## Exercise details
The lines from the beginning of the records below through the one holding "px_y = frame_h / (y_end - y_start)" are to be copied exactly; leave the pictures out.

## Records for the exercise

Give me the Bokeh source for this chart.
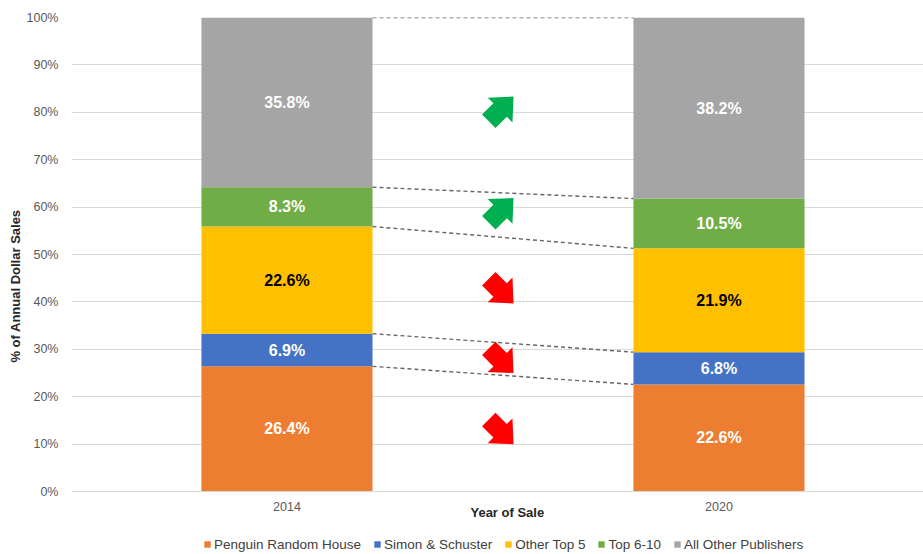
import math
from bokeh.plotting import figure
from bokeh.models import (FixedTicker, PrintfTickFormatter, Legend, LegendItem,
                          ColumnDataSource, Range1d, Label)
from bokeh.embed import file_html
from bokeh.resources import INLINE
from bokeh.core.properties import value

# ---------------- data ----------------
years = ["2014", "2020"]
publishers = ["Penguin Random House", "Simon & Schuster", "Other Top 5",
              "Top 6-10", "All Other Publishers"]
share_2014 = [26.4, 6.9, 22.6, 8.3, 35.8]
share_2020 = [22.6, 6.8, 21.9, 10.5, 38.2]
colors = ["#ED7D31", "#4472C4", "#FFC000", "#70AD47", "#A5A5A5"]
label_colors = ["white", "white", "black", "white", "white"]
y_ticks = list(range(0, 101, 10))
arrow_y = [13.3, 28.3, 43.0, 58.6, 80.0]   # vertical centres of the trend arrows (% axis)

# ---------------- layout ----------------
W, H = 923, 554
ML, MR, MT, MB = 71, 0, 17, 0
x_start, x_end = -0.4988, 1.4734
y_start, y_end = -13.29, 100      # room below 0% for tick labels, axis title and legend
bar_w = 0.396
FONT = "Liberation Sans"

p = figure(width=W, height=H, x_range=Range1d(x_start, x_end), y_range=Range1d(y_start, y_end),
           min_border_left=ML, min_border_right=MR, min_border_top=MT, min_border_bottom=MB,
           toolbar_location=None, output_backend="svg", outline_line_color=None)
p.background_fill_color = "white"
p.border_fill_color = "white"

frame_w = W - ML - MR
frame_h = H - MT - MB
px_x = frame_w / (x_end - x_start)
px_y = frame_h / (y_end - y_start)

# ---------------- bars ----------------
xs = [0, 1]
renderers = []
cum14, cum20 = 0.0, 0.0
bounds14, bounds20 = [], []
mids14, mids20 = [], []
for i, name in enumerate(publishers):
    b = [cum14, cum20]
    t = [cum14 + share_2014[i], cum20 + share_2020[i]]
    src = ColumnDataSource(dict(x=xs, bottom=b, top=t))
    r = p.vbar(x="x", bottom="bottom", top="top", width=bar_w, source=src,
               fill_color=colors[i], line_color=None)
    renderers.append(r)
    mids14.append((b[0] + t[0]) / 2)
    mids20.append((b[1] + t[1]) / 2)
    cum14, cum20 = t
    bounds14.append(cum14)
    bounds20.append(cum20)

# segment labels
lx, ly, lt, lc = [], [], [], []
for i in range(len(publishers)):
    for j, (vals, mids) in enumerate([(share_2014, mids14), (share_2020, mids20)]):
        lx.append(xs[j]); ly.append(mids[i]); lt.append(f"{vals[i]:.1f}%"); lc.append(label_colors[i])
p.text(x=lx, y=ly, text=lt, text_color=lc, text_font=value(FONT), text_font_style="bold",
       text_font_size="16px", text_align="center", text_baseline="middle")

# dashed connectors
p.segment(x0=[xs[0] + bar_w / 2] * len(bounds14), y0=bounds14,
          x1=[xs[1] - bar_w / 2] * len(bounds20), y1=bounds20,
          line_color="#666666", line_width=1.4, line_dash="4 3")

# trend arrows (block arrows, rotated 45 degrees)
shape = [(-15, -9.5), (1, -9.5), (1, -17.5), (20, 0), (1, 17.5), (1, 9.5), (-15, 9.5)]
ax_c = 0.488
pxs, pys, pcol = [], [], []
for i in range(len(publishers)):
    up = share_2020[i] > share_2014[i]
    th = math.radians(45 if up else -45)
    pts = [(x * math.cos(th) - y * math.sin(th), x * math.sin(th) + y * math.cos(th)) for x, y in shape]
    cx = (min(q[0] for q in pts) + max(q[0] for q in pts)) / 2
    cy = (min(q[1] for q in pts) + max(q[1] for q in pts)) / 2
    pxs.append([ax_c + (q[0] - cx) / px_x for q in pts])
    pys.append([arrow_y[i] + (q[1] - cy) / px_y for q in pts])
    pcol.append("#00B050" if up else "#FF0000")
p.patches(xs=pxs, ys=pys, fill_color=pcol, line_color=None)

# ---------------- axes ----------------
p.yaxis.ticker = FixedTicker(ticks=y_ticks)
p.yaxis.formatter = PrintfTickFormatter(format="%d%%")
p.yaxis.axis_line_color = None
p.yaxis.major_tick_line_color = None
p.yaxis.minor_tick_line_color = None
p.yaxis.major_tick_out = 0
p.yaxis.major_tick_in = 0
p.yaxis.major_label_standoff = 13
p.yaxis.major_label_text_font = FONT
p.yaxis.major_label_text_font_size = "12.5px"
p.yaxis.major_label_text_color = "#595959"
p.yaxis.axis_label = "% of Annual Dollar Sales"
p.yaxis.axis_label_text_font = FONT
p.yaxis.axis_label_text_font_style = "bold"
p.yaxis.axis_label_text_font_size = "13px"
p.yaxis.axis_label_text_color = "#262626"
p.yaxis.axis_label_standoff = 1

xa = p.xaxis[0]
xa.fixed_location = 0           # category axis sits on the 0% line
xa.ticker = FixedTicker(ticks=xs)
xa.major_label_overrides = {0: years[0], 1: years[1]}
xa.axis_line_color = "#D9D9D9"
xa.major_tick_line_color = None
xa.minor_tick_line_color = None
xa.major_tick_out = 0
xa.major_tick_in = 0
xa.major_label_standoff = 10
xa.major_label_text_font = FONT
xa.major_label_text_font_size = "12.5px"
xa.major_label_text_color = "#595959"

p.xgrid.visible = False
p.ygrid.ticker = FixedTicker(ticks=y_ticks)
p.ygrid.grid_line_color = "#D9D9D9"

p.add_layout(Label(x=0.51, y=-4.4, text="Year of Sale", text_font=FONT, text_font_style="bold",
                   text_font_size="13px", text_color="#262626", text_align="center",
                   text_baseline="middle"))

legend = Legend(items=[LegendItem(label=n, renderers=[r]) for n, r in zip(publishers, renderers)],
                orientation="horizontal", location=(132, 2), padding=0, margin=0,
                border_line_color=None, background_fill_alpha=0,
                glyph_width=8, glyph_height=8, label_standoff=3, spacing=12,
                label_text_font=FONT, label_text_font_size="13.5px",
                label_text_color="#404040", label_height=16)
p.add_layout(legend)

open("out.html", "w").write(file_html(p, INLINE))
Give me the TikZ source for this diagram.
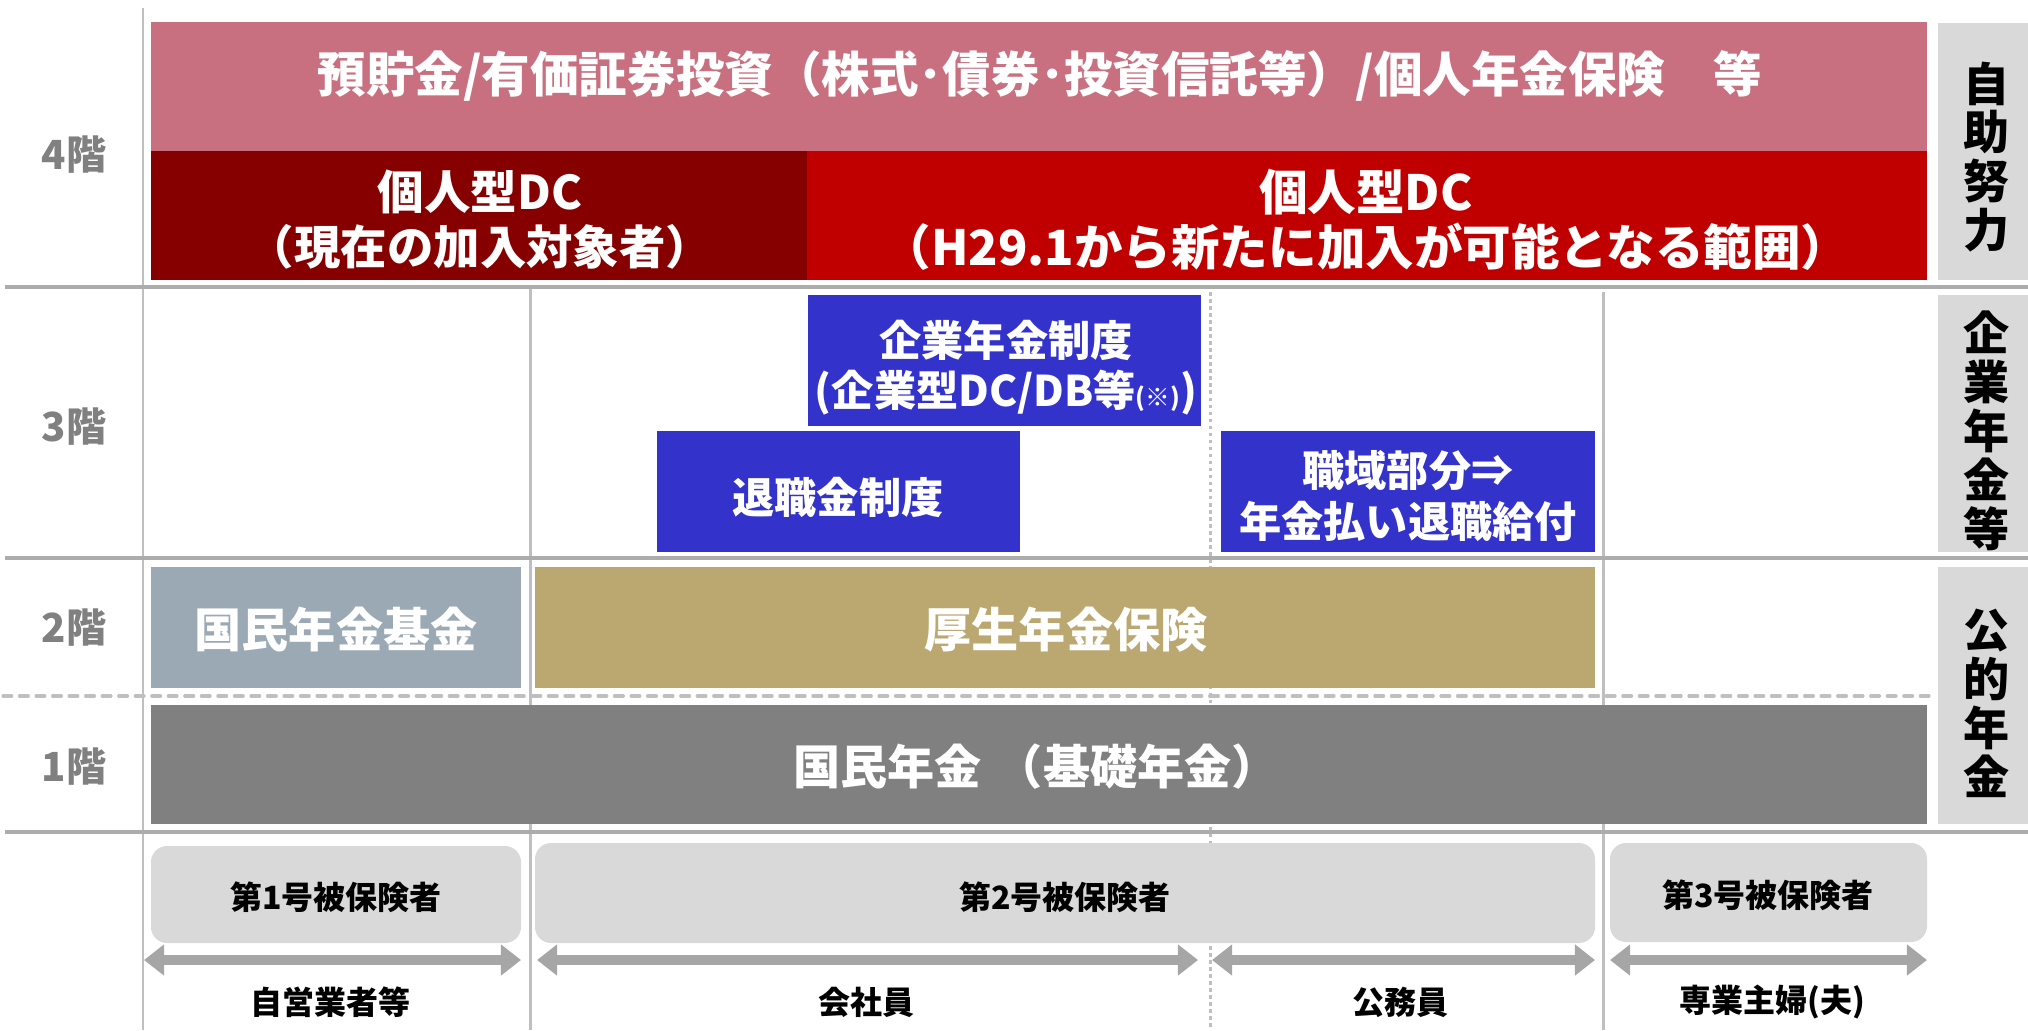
\documentclass[tikz,border=0pt]{standalone}
\usepackage{fontspec}
\setmainfont{Noto Sans CJK JP}
\usetikzlibrary{arrows.meta,fit}
\definecolor{pinkc}{RGB}{201,112,128}
\definecolor{dredc}{RGB}{134,0,0}
\definecolor{redc}{RGB}{192,0,0}
\definecolor{bluec}{RGB}{51,51,204}
\definecolor{gbluec}{RGB}{154,169,180}
\definecolor{tanc}{RGB}{187,167,112}
\definecolor{dgreyc}{RGB}{128,128,128}
\definecolor{lgreyc}{RGB}{217,217,217}
\definecolor{hlinec}{RGB}{172,172,172}
\definecolor{vlinec}{RGB}{191,191,191}
\definecolor{arrc}{RGB}{166,166,166}
\begin{document}
\begin{tikzpicture}[x=0.01cm,y=-0.01cm,
  boxfit/.style={inner sep=0pt,outer sep=0pt,draw=none},
  wtxt/.style={text=white,align=center,inner sep=0pt,font=\fontsize{13.2}{15.6}\selectfont\bfseries},
  btxt/.style={text=white,align=center,inner sep=0pt,font=\fontsize{12}{14.3}\selectfont\bfseries},
  mtxt/.style={text=white,align=center,inner sep=0pt,font=\fontsize{13.4}{16}\selectfont\bfseries},
  floortxt/.style={text=dgreyc,inner sep=0pt,font=\fontsize{11.4}{12}\selectfont\bfseries},
  sidetxt/.style={text=black,align=center,inner sep=0pt,font=\fontsize{13.1}{13.9}\selectfont\bfseries},
  smalltxt/.style={text=black,inner sep=0pt,font=\fontsize{9.1}{10}\selectfont\bfseries},
  hline/.style={draw=hlinec,line width=1.1pt},
  vline/.style={draw=vlinec,line width=0.85pt},
  dbl/.style={draw=arrc,line width=2.85pt,{Triangle[width=8.5pt,length=5.7pt]}-{Triangle[width=8.5pt,length=5.7pt]}}
]
\useasboundingbox (0,0) rectangle (2028,1030);

% grid lines
\draw[vline] (143,8) -- (143,1030);
\draw[vline] (530,287) -- (530,1030);
\draw[vline] (1603,292) -- (1603,1030);
\draw[vline,dash pattern=on 1pt off 1pt] (1210,292) -- (1210,1030);
\draw[hline] (5,287) -- (2028,287);
\draw[hline] (5,558) -- (2028,558);
\draw[hline] (5,832) -- (2028,832);
\draw[draw=vlinec,line width=0.9pt,line cap=round,dash pattern=on 2.5pt off 2.2pt] (3,696) -- (1936,696);

% boxes
\node[boxfit,fill=pinkc,fit={(151,22) (1927,151)}] (pink) {};
\node[boxfit,fill=dredc,fit={(151,151) (807,280)}] (dred) {};
\node[boxfit,fill=redc,fit={(807,151) (1927,280)}] (red) {};
\node[boxfit,fill=lgreyc,fit={(1938,23) (2028,280)}] (side1) {};
\node[boxfit,fill=lgreyc,fit={(1938,295) (2028,552)}] (side2) {};
\node[boxfit,fill=lgreyc,fit={(1938,567) (2028,824)}] (side3) {};
\node[boxfit,fill=bluec,fit={(808,295) (1201,426)}] (kigyo) {};
\node[boxfit,fill=bluec,fit={(657,431) (1020,552)}] (taishoku) {};
\node[boxfit,fill=bluec,fit={(1221,431) (1595,552)}] (shokuiki) {};
\node[boxfit,fill=gbluec,fit={(151,567) (521,688)}] (kikin) {};
\node[boxfit,fill=tanc,fit={(535,567) (1595,688)}] (kosei) {};
\node[boxfit,fill=dgreyc,fit={(151,705) (1927,824)}] (kokumin) {};
\node[boxfit,fill=lgreyc,rounded corners=0.16cm,fit={(151,846) (521,943)}] (ins1) {};
\node[boxfit,fill=lgreyc,rounded corners=0.16cm,fit={(535,843) (1595,943)}] (ins2) {};
\node[boxfit,fill=lgreyc,rounded corners=0.16cm,fit={(1610,843) (1927,942)}] (ins3) {};

% texts
\node[wtxt,font=\fontsize{13.8}{15.6}\selectfont\bfseries] (tpink) at (1040,76) {預貯金/有価証券投資（株式･債券･投資信託等）/個人年金保険　等};
\node[wtxt] (tdred) at (480,220) {個人型DC\\（現在の加入対象者）};
\node[wtxt,font=\fontsize{13.8}{15.6}\selectfont\bfseries] (tred) at (1366,220) {個人型DC\\（H29.1から新たに加入が可能となる範囲）};
\node[btxt] (tkigyo) at (1006,368) {企業年金制度\\(企業型DC/DB等{\fontsize{7}{7}\selectfont(※)})};
\node[btxt] (ttaishoku) at (838,497) {退職金制度};
\node[btxt] (tshokuiki) at (1408,496) {職域部分⇒\\年金払い退職給付};
\node[mtxt] (tkikin) at (336,630) {国民年金基金};
\node[mtxt] (tkosei) at (1066,630) {厚生年金保険};
\node[mtxt] (tkokumin) at (1036,767) {国民年金\hspace{0.3em}（基礎年金）};

\node[floortxt] (f4) at (74,155) {4階};
\node[floortxt] (f3) at (74,427) {3階};
\node[floortxt] (f2) at (74,628) {2階};
\node[floortxt] (f1) at (74,767) {1階};

\node[sidetxt] (s1) at (1986,157) {自\\助\\努\\力};
\node[sidetxt] (s2) at (1986,431) {企\\業\\年\\金\\等};
\node[sidetxt] (s3) at (1986,703) {公\\的\\年\\金};

\node[smalltxt] (ti1) at (336,897) {第1号被保険者};
\node[smalltxt] (ti2) at (1065,897) {第2号被保険者};
\node[smalltxt] (ti3) at (1768,895) {第3号被保険者};

% arrows
\coordinate (a1l) at (144,960); \coordinate (a1r) at (521,960);
\coordinate (a2l) at (537,960); \coordinate (a2r) at (1198,960);
\coordinate (a3l) at (1212,960); \coordinate (a3r) at (1595,960);
\coordinate (a4l) at (1610,960); \coordinate (a4r) at (1927,960);
\draw[dbl] (a1l) -- (a1r);
\draw[dbl] (a2l) -- (a2r);
\draw[dbl] (a3l) -- (a3r);
\draw[dbl] (a4l) -- (a4r);

\node[smalltxt] (b1) at (330,1002) {自営業者等};
\node[smalltxt] (b2) at (866,1002) {会社員};
\node[smalltxt] (b3) at (1400,1002) {公務員};
\node[smalltxt] (b4) at (1772,1002) {専業主婦(夫)};
\end{tikzpicture}
\end{document}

## Worked solution
Give me the Bokeh source for this chart.
import math
from bokeh.plotting import figure
from bokeh.models import (FixedTicker, PrintfTickFormatter, Legend, LegendItem,
                          ColumnDataSource, Range1d, Label)
from bokeh.embed import file_html
from bokeh.resources import INLINE
from bokeh.core.properties import value

# ---------------- data ----------------
years = ["2014", "2020"]
publishers = ["Penguin Random House", "Simon & Schuster", "Other Top 5",
              "Top 6-10", "All Other Publishers"]
share_2014 = [26.4, 6.9, 22.6, 8.3, 35.8]
share_2020 = [22.6, 6.8, 21.9, 10.5, 38.2]
colors = ["#ED7D31", "#4472C4", "#FFC000", "#70AD47", "#A5A5A5"]
label_colors = ["white", "white", "black", "white", "white"]
y_ticks = list(range(0, 101, 10))
arrow_y = [13.3, 28.3, 43.0, 58.6, 80.0]   # vertical centres of the trend arrows (% axis)

# ---------------- layout ----------------
W, H = 923, 554
ML, MR, MT, MB = 71, 0, 17, 0
x_start, x_end = -0.4988, 1.4734
y_start, y_end = -13.29, 100      # room below 0% for tick labels, axis title and legend
bar_w = 0.396
FONT = "Liberation Sans"

p = figure(width=W, height=H, x_range=Range1d(x_start, x_end), y_range=Range1d(y_start, y_end),
           min_border_left=ML, min_border_right=MR, min_border_top=MT, min_border_bottom=MB,
           toolbar_location=None, output_backend="svg", outline_line_color=None)
p.background_fill_color = "white"
p.border_fill_color = "white"

frame_w = W - ML - MR
frame_h = H - MT - MB
px_x = frame_w / (x_end - x_start)
px_y = frame_h / (y_end - y_start)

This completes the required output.